Student surfing in cyberspace Howard County: School board should put aside fear of the Net and adopt report.

June 24, 1996

IT'S PERFECTLY understandable that Howard School Board member Sandra French and three of her colleagues raised a series of questions at a meeting last week about a plan to link county students to the Internet. Anyone who has cruised the World Wide Web knows there is reason for caution. Plenty of on-line sites haven't a sliver of educational value, and they fill the screen with nonsense that no child should ever see.

The school board would be unwise, however, if it were to reject the thrust of a thoughtful report by Richard Weisenhoff, the curriculum coordinator of the system's Office of Education Technology. The report seeks to connect all students to the Net while trying to protect them with a series of checks that would make misuse of this bountiful medium difficult and punitive.

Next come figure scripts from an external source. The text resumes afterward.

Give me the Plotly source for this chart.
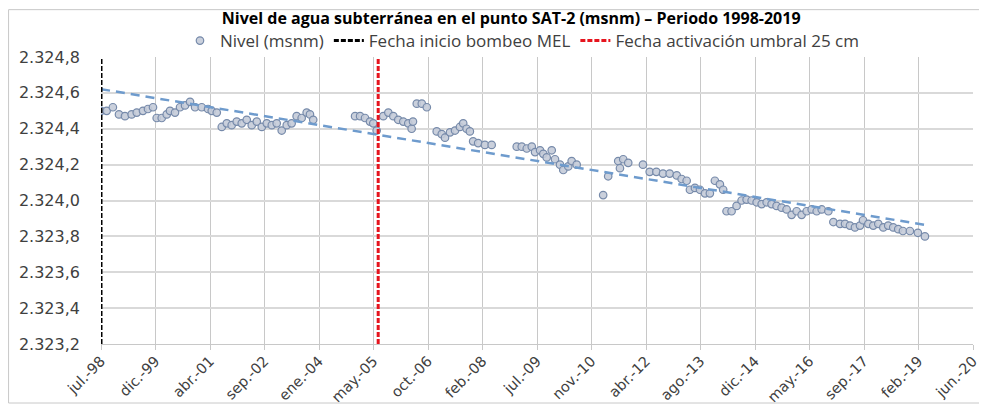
import numpy as np
import pandas as pd
import plotly.graph_objects as go

fechas = [
    "1998-07-25", "1998-09-14", "1998-11-10", "1999-01-05", "1999-03-01", "1999-05-01",
    "1999-06-17", "1999-08-13", "1999-09-28", "1999-11-13", "1999-12-17", "2000-02-01",
    "2000-03-18", "2000-04-17", "2000-06-02", "2000-07-18", "2000-09-02", "2000-10-18",
    "2000-12-03", "2001-02-02", "2001-04-01", "2001-05-05", "2001-06-20", "2001-08-05",
    "2001-09-20", "2001-11-04", "2001-12-20", "2002-02-04", "2002-03-22", "2002-05-07",
    "2002-06-22", "2002-08-07", "2002-09-22", "2002-11-07", "2002-12-22", "2003-02-06",
    "2003-03-24", "2003-05-08", "2003-06-23", "2003-08-08", "2003-09-23", "2003-10-23",
    "2003-11-22",
    "2004-12-10", "2005-01-25", "2005-03-11", "2005-04-26", "2005-05-26", "2005-06-26",
    "2005-08-26", "2005-10-11", "2005-11-26", "2006-01-10", "2006-02-25", "2006-04-12",
    "2006-05-13", "2006-05-25", "2006-06-29", "2006-08-14", "2006-09-29",
    "2006-12-29", "2007-02-13", "2007-03-15", "2007-04-30", "2007-06-15", "2007-07-30",
    "2007-08-29", "2007-09-29", "2007-10-29", "2007-11-28", "2008-01-13", "2008-03-15",
    "2008-05-16",
    "2009-01-01", "2009-02-16", "2009-04-03", "2009-05-19", "2009-06-18", "2009-08-03",
    "2009-09-02", "2009-10-03", "2009-11-18", "2009-12-18", "2010-02-02", "2010-03-04",
    "2010-04-19", "2010-05-20", "2010-07-05",
    "2011-03-05", "2011-04-20", "2011-07-21", "2011-08-06", "2011-09-05", "2011-10-21",
    "2012-03-04", "2012-05-05", "2012-07-05", "2012-09-04", "2012-11-04", "2013-01-08",
    "2013-02-22", "2013-04-09", "2013-05-09", "2013-06-24", "2013-08-09", "2013-09-24",
    "2013-11-08", "2013-12-24", "2014-02-08", "2014-03-10", "2014-04-10", "2014-05-26",
    "2014-07-11", "2014-08-26", "2014-10-11", "2014-11-26", "2015-01-11", "2015-02-26",
    "2015-04-13", "2015-05-28", "2015-07-13", "2015-08-28", "2015-10-13", "2015-11-28",
    "2016-01-13", "2016-02-28", "2016-04-14", "2016-05-30", "2016-07-15", "2016-08-30",
    "2016-10-30", "2016-12-15", "2017-02-14", "2017-04-01", "2017-05-16", "2017-07-01",
    "2017-08-16", "2017-09-13", "2017-11-01", "2017-12-16", "2018-01-31", "2018-03-18",
    "2018-05-02", "2018-06-17", "2018-08-02", "2018-09-14", "2018-11-17", "2019-01-29",
    "2019-04-04",
]
nivel = [
    2324.50, 2324.50, 2324.52, 2324.48, 2324.47, 2324.48,
    2324.49, 2324.50, 2324.51, 2324.52, 2324.46, 2324.46,
    2324.48, 2324.50, 2324.49, 2324.52, 2324.53, 2324.55,
    2324.52, 2324.52, 2324.51, 2324.50, 2324.49, 2324.41,
    2324.43, 2324.42, 2324.44, 2324.43, 2324.45, 2324.42,
    2324.44, 2324.41, 2324.43, 2324.42, 2324.43, 2324.39,
    2324.42, 2324.43, 2324.47, 2324.46, 2324.49, 2324.48,
    2324.45,
    2324.47, 2324.47, 2324.46, 2324.44, 2324.43, 2324.39,
    2324.47, 2324.49, 2324.47, 2324.45, 2324.44, 2324.43,
    2324.40, 2324.44, 2324.54, 2324.54, 2324.52,
    2324.385, 2324.37, 2324.35, 2324.38, 2324.39, 2324.41,
    2324.43, 2324.40, 2324.385, 2324.33, 2324.32, 2324.31,
    2324.31,
    2324.30, 2324.30, 2324.29, 2324.30, 2324.27, 2324.28,
    2324.26, 2324.24, 2324.28, 2324.23, 2324.20, 2324.17,
    2324.19, 2324.22, 2324.20,
    2324.03, 2324.135, 2324.22, 2324.18, 2324.23, 2324.21,
    2324.20, 2324.16, 2324.16, 2324.15, 2324.15, 2324.14,
    2324.12, 2324.11, 2324.06, 2324.07, 2324.06, 2324.04,
    2324.04, 2324.11, 2324.09, 2324.06, 2323.94, 2323.94,
    2323.97, 2324.00, 2324.005, 2324.00, 2323.99, 2323.98,
    2323.99, 2323.98, 2323.97, 2323.96, 2323.95, 2323.92,
    2323.94, 2323.92, 2323.94, 2323.95, 2323.94, 2323.95,
    2323.94, 2323.88, 2323.87, 2323.87, 2323.86, 2323.85,
    2323.86, 2323.89, 2323.87, 2323.86, 2323.87, 2323.85,
    2323.86, 2323.85, 2323.84, 2323.83, 2323.83, 2323.82,
    2323.80,
]

# Fechas de referencia
fecha_inicio_bombeo = "1998-07-24"
fecha_umbral = "2005-07-10"

# Eje X (fecha, unidad mayor de 500 dias) y eje Y
eje_inicio = "1998-07-24"
eje_paso_dias = 500
etiquetas_x = ["jul.-98", "dic.-99", "abr.-01", "sep.-02", "ene.-04", "may.-05",
               "oct.-06", "feb.-08", "jul.-09", "nov.-10", "abr.-12", "ago.-13",
               "dic.-14", "may.-16", "sep.-17", "feb.-19", "jun.-20"]
y_min, y_max, y_paso = 2323.2, 2324.8, 0.2

df = pd.DataFrame({"fecha": pd.to_datetime(fechas), "nivel": nivel})
ticks_x = pd.date_range(eje_inicio, periods=len(etiquetas_x), freq=f"{eje_paso_dias}D")

# Tendencia lineal (como la linea de tendencia de Excel)
dias = (df["fecha"] - df["fecha"].iloc[0]).dt.days.values
coef = np.polyfit(dias, df["nivel"].values, 1)
x_tend = df["fecha"].iloc[[0, -1]]
y_tend = np.polyval(coef, dias[[0, -1]])

fig = go.Figure()

fig.add_trace(go.Scatter(
    x=df["fecha"], y=df["nivel"], mode="markers", name="Nivel (msnm)",
    marker=dict(symbol="circle", size=7.5, color="rgba(196,203,216,0.9)",
                line=dict(color="rgb(118,138,170)", width=1.2)),
))
fig.add_trace(go.Scatter(
    x=x_tend, y=y_tend, mode="lines", showlegend=False,
    line=dict(color="rgb(110,155,205)", width=2.5, dash="9px,6px"),
))
fig.add_trace(go.Scatter(
    x=[fecha_inicio_bombeo, fecha_inicio_bombeo], y=[y_min, y_max], mode="lines",
    name="Fecha inicio bombeo MEL",
    line=dict(color="black", width=3, dash="5px,2px"),
))
fig.add_trace(go.Scatter(
    x=[fecha_umbral, fecha_umbral], y=[y_min, y_max], mode="lines",
    name="Fecha activación umbral 25 cm",
    line=dict(color="rgb(230,20,30)", width=3, dash="5px,2px"),
))

# Borde del grafico
fig.add_shape(type="rect", xref="paper", yref="paper",
              x0=-0.106, x1=1.009, y0=-0.2056, y1=1.165,
              line=dict(color="rgb(200,200,200)", width=1))

# la pagina tiene 8 px de margen en el body: figura de 979 x 398
fig.update_layout(
    width=979, height=398,
    margin=dict(l=93, r=14, t=49, b=62, autoexpand=False),
    paper_bgcolor="white", plot_bgcolor="white",
    separators=",.",
    font=dict(family="Open Sans", color="#404040"),
    title=dict(text="<b>Nivel de agua subterránea en el punto SAT-2 (msnm) – Periodo 1998-2019</b>",
               x=0.514, xref="container", xanchor="center",
               y=0.974, yref="container", yanchor="middle",
               font=dict(size=16, color="black")),
    legend=dict(orientation="h", xref="container", x=0.525, xanchor="center",
                yref="container", y=0.917, yanchor="middle",
                font=dict(size=17, color="#404040"), bgcolor="rgba(0,0,0,0)",
                itemwidth=30),
    showlegend=True,
)
fig.update_xaxes(
    type="date", range=[ticks_x[0], ticks_x[-1]], automargin=False,
    tickmode="array", tickvals=ticks_x, ticktext=etiquetas_x, tickangle=-45,
    showgrid=True, gridcolor="rgb(200,200,200)", gridwidth=1,
    ticks="outside", ticklen=5, tickcolor="rgb(200,200,200)",
    showline=True, linecolor="rgb(200,200,200)",
    tickfont=dict(family="DejaVu Sans", size=14.5, color="#404040"), ticklabelstandoff=-3,
)
fig.update_yaxes(
    range=[y_min, y_max], dtick=y_paso, tick0=y_min, tickformat=",.1f", automargin=False,
    showgrid=True, gridcolor="rgb(217,217,217)", gridwidth=1.5,
    zeroline=False, showline=False,
    tickfont=dict(family="DejaVu Sans", size=16, color="#404040"), ticklabelstandoff=20,
)

fig.write_html("out.html")
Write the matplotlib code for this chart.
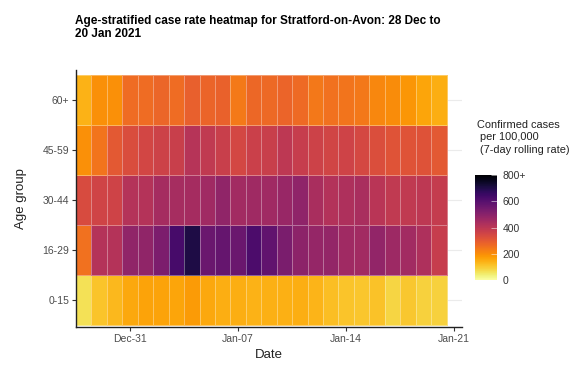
import matplotlib
matplotlib.use("Agg")
import matplotlib.pyplot as plt
import matplotlib.dates as mdates
import numpy as np
import pandas as pd

plt.rcParams['font.family'] = ['Liberation Sans', 'DejaVu Sans']

dates = pd.date_range('2020-12-28', '2021-01-20', freq='D')
age_groups = ['0-15', '16-29', '30-44', '45-59', '60+']

rate_0_15 = [65, 112, 130, 155, 165, 165, 160, 178, 155, 145, 145, 140,
             142, 142, 145, 135, 120, 110, 108, 115, 82, 105, 88, 90]
rate_16_29 = [250, 415, 415, 485, 485, 525, 630, 705, 560, 570, 560, 620,
              580, 530, 495, 475, 480, 455, 452, 482, 462, 452, 428, 375]
rate_30_44 = [335, 355, 358, 415, 415, 445, 442, 445, 455, 485, 450, 458,
              455, 470, 490, 435, 418, 428, 435, 405, 390, 388, 395, 380]
rate_45_59 = [195, 245, 300, 330, 348, 360, 370, 410, 390, 370, 345, 368,
              370, 395, 378, 360, 352, 358, 342, 328, 315, 315, 318, 300]
rate_60p = [140, 195, 195, 262, 262, 272, 262, 285, 275, 282, 235, 270,
            268, 278, 265, 238, 250, 245, 238, 210, 200, 185, 160, 145]

cbar_ticks = [0, 200, 400, 600, 800]
cbar_labels = ['0', '200', '400', '600', '800+']

values = np.array([rate_0_15, rate_16_29, rate_30_44, rate_45_59, rate_60p], dtype=float)

fig = plt.figure(figsize=(5.81, 3.72), dpi=100)
ax = fig.add_axes([76/581, 1-327/372, 386/581, 257/372])

xnum = mdates.date2num(dates)
xedges = np.concatenate([xnum - 0.5, [xnum[-1] + 0.5]])
yedges = np.arange(len(age_groups) + 1) - 0.5

# grid lines (drawn beneath tiles)
for i in range(len(age_groups)):
    ax.axhline(i, color='#ebebeb', lw=0.8, zorder=0)

mesh = ax.pcolormesh(xedges, yedges, np.clip(values, 0, 800), cmap='inferno_r',
                     vmin=0, vmax=800, edgecolors=(1, 1, 1, 0.35),
                     linewidth=0.6, zorder=1)

ax.set_xlim(xnum[0] - 0.5, xnum[-1] + 1.5)
ax.set_ylim(-0.54, 4.6)
ax.set_yticks(range(len(age_groups)))
ax.set_yticklabels(age_groups)

tick_dates = pd.to_datetime(['2020-12-31', '2021-01-07', '2021-01-14', '2021-01-21'])
ax.set_xticks(mdates.date2num(tick_dates))
ax.xaxis.set_major_formatter(mdates.DateFormatter('%b-%d'))

for s in ['top', 'right']:
    ax.spines[s].set_visible(False)
for s in ['left', 'bottom']:
    ax.spines[s].set_color('#222222')
    ax.spines[s].set_linewidth(1.0)
ax.tick_params(axis='both', length=3, width=0.8, color='#333333',
               labelsize=7.5, labelcolor='#4d4d4d', pad=2)

ax.set_xlabel('Date', fontsize=9.5, color='#222222', labelpad=4)
ax.set_ylabel('Age group', fontsize=9.5, color='#222222', labelpad=11)

fig.text(75/581, 1-15/372,
         'Age-stratified case rate heatmap for Stratford-on-Avon: 28 Dec to\n20 Jan 2021',
         fontsize=8.5, fontweight='bold', ha='left', va='top', linespacing=1.1)

# colorbar
cax = fig.add_axes([475/581, 1-280/372, 22/581, 105/372])
cb = fig.colorbar(mesh, cax=cax, ticks=cbar_ticks)
cb.outline.set_visible(False)
cb.ax.set_yticklabels(cbar_labels)
cb.ax.tick_params(length=4, width=0.6, color=(1, 1, 1, 0.6), direction='in',
                  labelsize=7.5, labelcolor='#333333', pad=4)

fig.text(477/581, 1-120/372, 'Confirmed cases\n per 100,000\n (7-day rolling rate)',
         fontsize=7.9, ha='left', va='top', color='#222222', linespacing=1.3)

fig.savefig('out.png', dpi=100)
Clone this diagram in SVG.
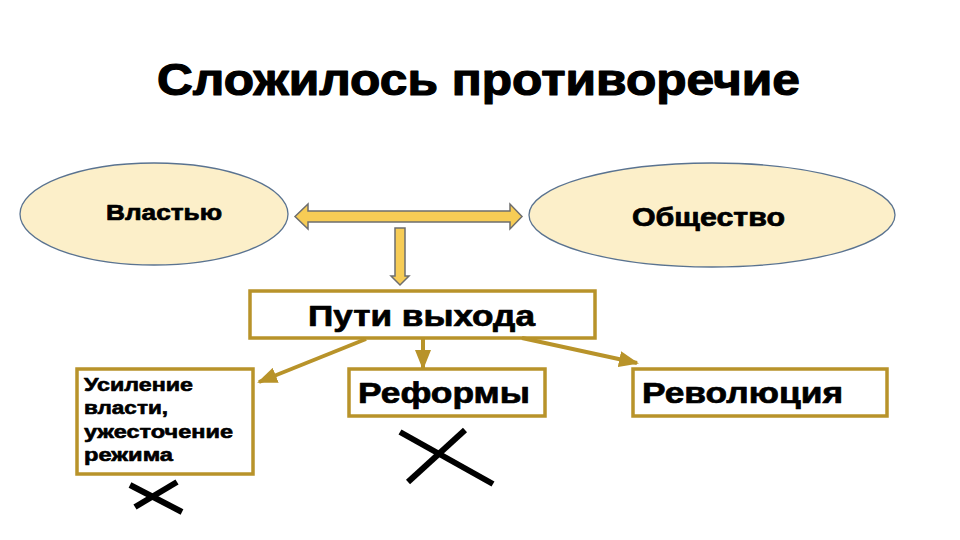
<svg xmlns="http://www.w3.org/2000/svg" width="960" height="540" viewBox="0 0 960 540">
<defs>
<style>
.t{font-family:"Liberation Sans",Arial,sans-serif;font-weight:bold;fill:#000;stroke:#000;stroke-width:0.7;stroke-linejoin:round}
.ell{fill:#FCEFC9;stroke:#5A7390;stroke-width:1.3}
.box{fill:#fff;stroke:#B8932A;stroke-width:3.5}
.blk{fill:#F7CC55;stroke:#6E6E6E;stroke-width:1.5;stroke-linejoin:miter}
.con{stroke:#B8932A;stroke-width:4;fill:none}
.x{stroke:#000;stroke-width:6;stroke-linecap:butt}
</style>
<marker id="ah" markerWidth="5" markerHeight="4" refX="4.5" refY="2" orient="auto" markerUnits="strokeWidth">
<path d="M0,0 L5,2 L0,4 z" fill="#B8932A"/>
</marker>
</defs>
<rect width="960" height="540" fill="#fff"/>
<text id="title" class="t" x="157" y="95" font-size="45" style="stroke-width:1.2" textLength="643" lengthAdjust="spacingAndGlyphs">Сложилось противоречие</text>

<g id="vlast">
<ellipse class="ell" cx="154" cy="214" rx="134" ry="51"/>
<text class="t" x="106" y="220" font-size="22" textLength="116" lengthAdjust="spacingAndGlyphs">Властью</text>
</g>
<g id="obshestvo">
<ellipse class="ell" cx="712" cy="215" rx="183" ry="52"/>
<text class="t" x="632" y="226" font-size="25" textLength="153" lengthAdjust="spacingAndGlyphs">Общество</text>
</g>

<g id="block-arrows">
<path class="blk" d="M295,216.5 L308,204 L308,211 L510,211 L510,204 L522,216.5 L510,229 L510,222 L308,222 L308,229 Z"/>
<path class="blk" d="M395,228 L405,228 L405,276 L409,276 L400,285 L391,276 L395,276 Z"/>
</g>

<g id="puti">
<rect class="box" x="250" y="291" width="345" height="47"/>
<text class="t" x="308" y="326" font-size="29" textLength="227" lengthAdjust="spacingAndGlyphs">Пути выхода</text>
</g>

<g id="usilenie">
<rect class="box" x="77" y="369" width="176" height="105"/>
<text class="t" font-size="18" style="stroke-width:0.6">
<tspan x="84" y="391" textLength="109" lengthAdjust="spacingAndGlyphs">Усиление</tspan>
<tspan x="84" y="414" textLength="84" lengthAdjust="spacingAndGlyphs">власти,</tspan>
<tspan x="84" y="438" textLength="149" lengthAdjust="spacingAndGlyphs">ужесточение</tspan>
<tspan x="84" y="461" textLength="89" lengthAdjust="spacingAndGlyphs">режима</tspan>
</text>
</g>

<g id="reformy">
<rect class="box" x="349" y="369" width="196" height="47"/>
<text class="t" x="358" y="403" font-size="30" textLength="172" lengthAdjust="spacingAndGlyphs">Реформы</text>
</g>

<g id="revolyuciya">
<rect class="box" x="633" y="369" width="254" height="47"/>
<text class="t" x="642" y="403" font-size="30" textLength="201" lengthAdjust="spacingAndGlyphs">Революция</text>
</g>

<g id="connectors">
<line class="con" x1="366" y1="339" x2="259" y2="382" marker-end="url(#ah)"/>
<line class="con" x1="423" y1="339" x2="423" y2="368" marker-end="url(#ah)"/>
<line class="con" x1="522" y1="338" x2="637" y2="363" marker-end="url(#ah)"/>
</g>

<g id="crosses">
<line class="x" x1="400" y1="432" x2="493" y2="484"/>
<line class="x" x1="465" y1="430" x2="408" y2="482"/>
<line class="x" x1="130" y1="485" x2="182" y2="512"/>
<line class="x" x1="177" y1="482" x2="135" y2="507"/>
</g>
</svg>
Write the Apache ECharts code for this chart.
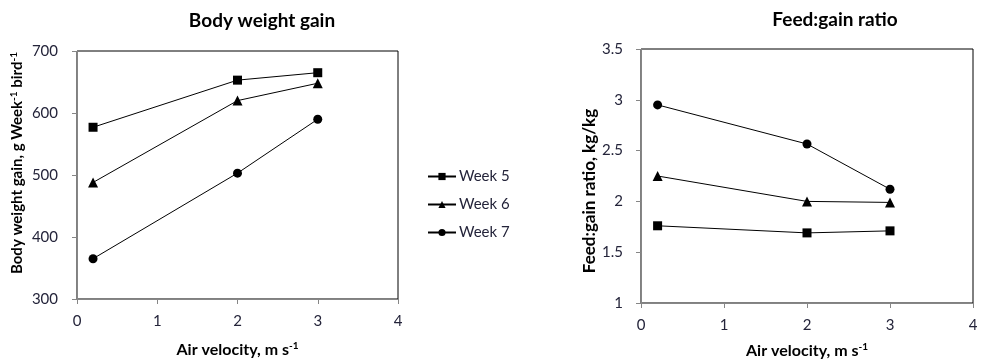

Mr. Weisenhoff recommends that most classrooms have three computers capable of going on-line. Under his proposal, students would need signed permission slips from home before they would be able to use the Internet independently. Teachers, but not students, would have e-mail to send and receive messages to other computer users. And software would be created that would prevent students from peeking at inappropriate sites while teachers aren't looking and also record all the places a student has visited on-line. Knowing they very likely will get caught, few students would want to risk the loss of computer privileges by misusing the system.

Gov. Parris Glendening, whose administration has embraced computer technology, wants all state public schools online by the fall. That is when Mr. Weisenhoff is scheduled to bring an updated proposal to the school board. But his report doesn't need to be updated; rather, it's the attitudes of school board members that must be brought up to speed.

Although countless megabytes of mundane and inappropriate fare litter the information superhighway, there is a wealth of useful and current material that students should be able to access with the right guidance. The report presented to the school board does not need any drastic revisions. It is a solid plan that has found a way to open up endless educational possibilities for students while providing proper controls.